2017-09-15 10:45:09 | 健康・医療
最近ポテトサラダを食べた人がO157の感染症になったということで、いろいろ話題になっています。

この感染源が特定できないまま同じ遺伝子型の感染症がどんどん広がっているようです。もともと埼玉、群馬あたりで発生したものが、11都県で関西にまで広がったというのは考えにくいことです。

このO157というのは腸管出血性大腸菌と呼ばれ、少量の菌でもベロ毒素と呼ばれる毒素を出すために、腹痛や下痢などを発症しやすいとされています。

私は昔から食中毒というのは原因菌が何であっても、見つかるのは氷山の一角ではないかと思っています。何か感染源がありそれを食べた多くの人が発症した場合始めて食中毒となるわけで、一人か二人が発症してもよほどひどい症状にならない限り病院に行くことは無いと思われます。

特にこういった病気の発症は個人差が大きく、同じものを食べても発症しない人が出るのは当然です。やや腹痛があって下痢をしても、正露丸(今でもあるのでしょうか)でも飲んで終わりが大部分のような気がします。

人間はある意味微生物特に細菌と共生しているようなものですので、体中が細菌の住処となっています。どんなに清潔にしている人でも汗をかけば汗臭くなりますが、これは皮膚に住んでいる細菌が汗の中の脂肪酸を分解して臭いが出るわけです。
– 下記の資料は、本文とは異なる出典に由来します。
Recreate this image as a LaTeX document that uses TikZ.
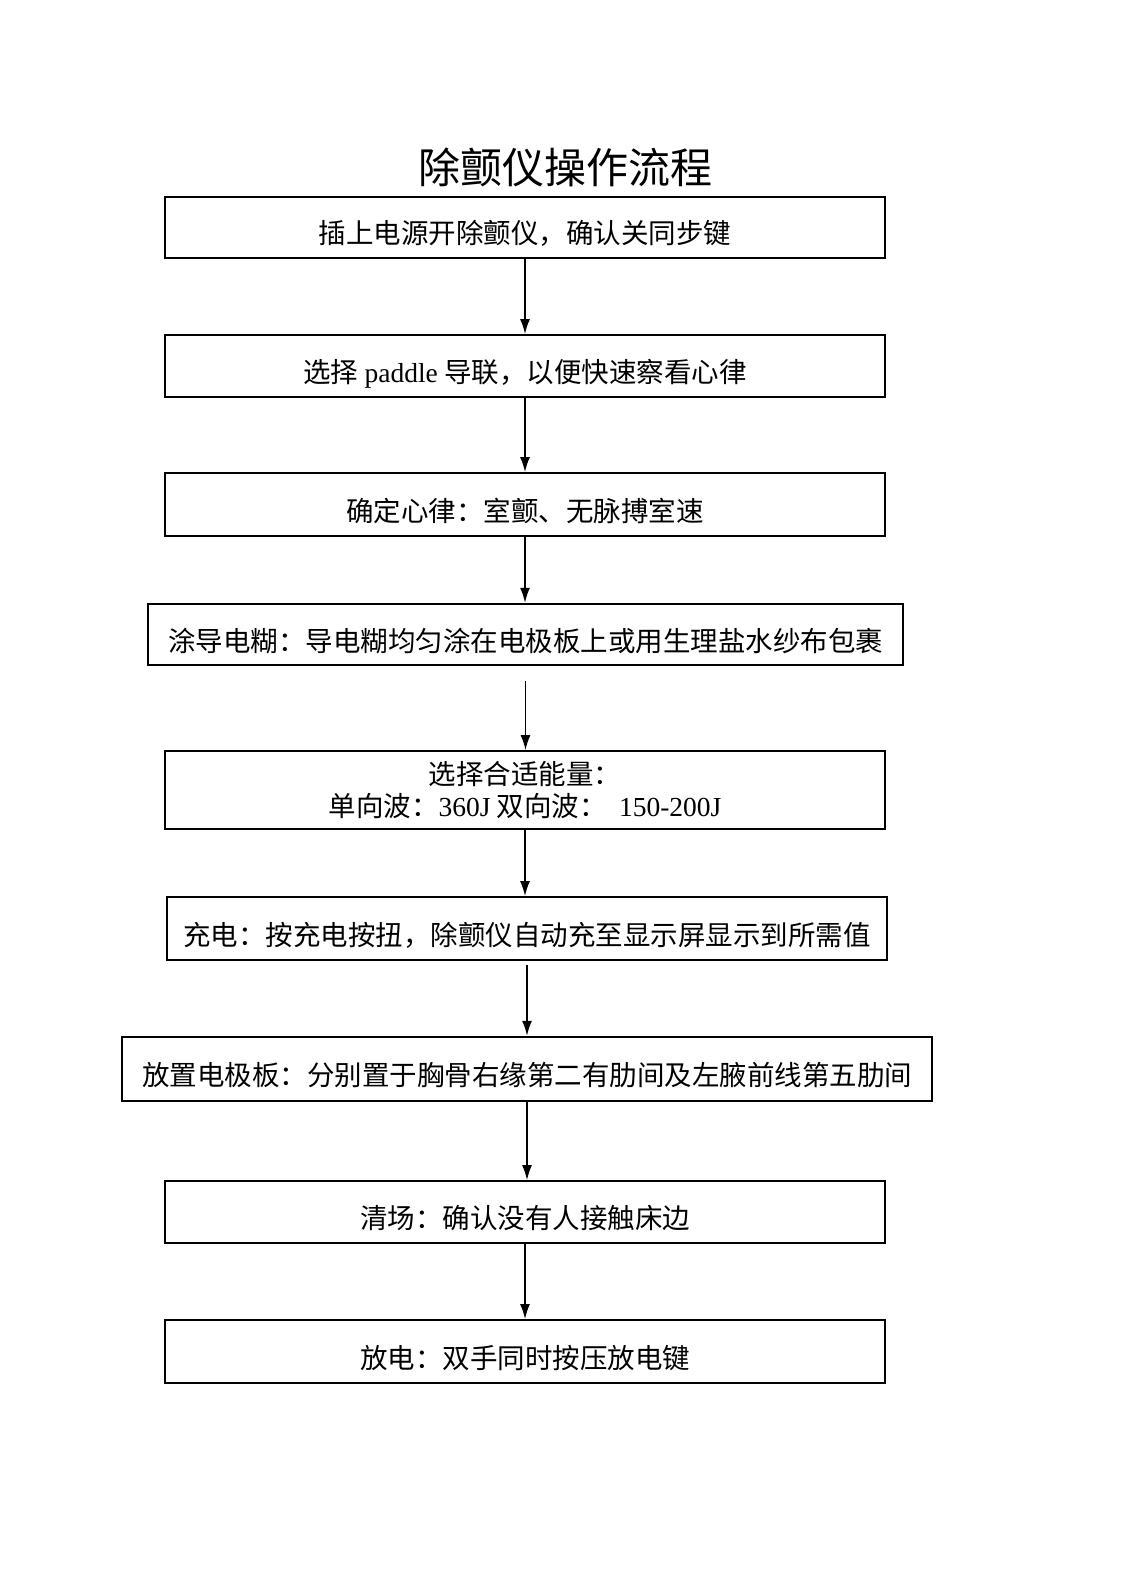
\documentclass[tikz,border=0pt]{standalone}
\usepackage{fontspec}
\setmainfont{Liberation Serif}
\newfontfamily\cjk{Noto Sans CJK SC}
\usetikzlibrary{arrows.meta}
\begin{document}
\begin{tikzpicture}[x=1pt,y=-1pt,
  stepbox/.style={draw,line width=1.8pt,rectangle,inner sep=0pt,minimum width=720pt,font=\fontsize{27.5}{31.5}\selectfont\cjk,align=center},
  oneline/.style={text height=33pt,text depth=0pt},
  arr/.style={line width=1.6pt,-{Latex[length=15pt,width=10pt]}}]
\useasboundingbox (0,0) rectangle (1122,1586);
\node[font=\fontsize{42}{46}\selectfont\cjk] (title) at (565,167) {除颤仪操作流程};
\node[stepbox,oneline,minimum height=61pt] (b1) at (525,227.5) {插上电源开除颤仪，确认关同步键};
\node[stepbox,oneline,minimum height=62pt] (b2) at (525,366) {选择 {\rmfamily paddle} 导联，以便快速察看心律};
\node[stepbox,oneline,minimum height=63pt] (b3) at (525,504.5) {确定心律：室颤、无脉搏室速};
\node[stepbox,oneline,minimum height=61pt,minimum width=755pt,line width=2.4pt] (b4) at (525.5,634.5) {涂导电糊：导电糊均匀涂在电极板上或用生理盐水纱布包裹};
\node[stepbox,minimum height=78pt] (b5) at (525,790) {选择合适能量：\\单向波：{\rmfamily 360J} 双向波：\ \ {\rmfamily 150-200J}};
\node[stepbox,oneline,minimum height=63pt] (b6) at (527,928.5) {充电：按充电按扭，除颤仪自动充至显示屏显示到所需值};
\node[stepbox,oneline,minimum height=64pt,minimum width=810pt,line width=2.4pt] (b7) at (527,1069) {放置电极板：分别置于胸骨右缘第二有肋间及左腋前线第五肋间};
\node[stepbox,oneline,minimum height=62pt] (b8) at (525,1212) {清场：确认没有人接触床边};
\node[stepbox,oneline,minimum height=63pt] (b9) at (525,1351.5) {放电：双手同时按压放电键};
\draw[arr] (b1.south) -- (b1.south |- b2.north);
\draw[arr] (b2.south) -- (b2.south |- b3.north);
\draw[arr] (b3.south) -- (b3.south |- b4.north);
\draw[arr,shorten <=15pt] (b4.south) -- (b4.south |- b5.north);
\draw[arr] (b5.south) -- (b5.south |- b6.north);
\draw[arr,shorten <=4pt] (b6.south) -- (b6.south |- b7.north);
\draw[arr] (b7.south) -- (b7.south |- b8.north);
\draw[arr] (b8.south) -- (b8.south |- b9.north);
\end{tikzpicture}
\end{document}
また微生物を専門にしている友人によれば、人間の唾液1ml中には平均して200種以上の1億程度の細菌がいるということです。これを聞いたとき余りの多さに驚いた記憶があります。まして細菌の多い腸内にはどの程度住み着いているのか見当もつきません。

また細菌については恐ろしいような話もあります。現在の微生物学は、寒天などのプレート上で培養できる細菌しか分からないようです。例えば土の中にいる微生物をPCRという遺伝子増幅法を使い、何種類ぐらいいるのか測定してみると、その中でプレートで培養できる菌は1%以下であるというデータもあるようです。つまり人間は大部分がいることすらわからない、多数の菌に囲まれて生きているということになります。

病原菌といっても感染すれば必ず発病するわけではありません。人が非常に体力が落ちたときや、免疫力が低下した特殊な場合にのみ病原菌は増殖し発病するのが普通と考えられます。

こういう状況ですので、今回のO157の問題も大きく報道されていますが、急に菌数が増えたりすることは無いはずですので、それほど気にすることでは無く、若干手洗いを丁寧にする(効果はわかりませんが)程度で十分のような気がします。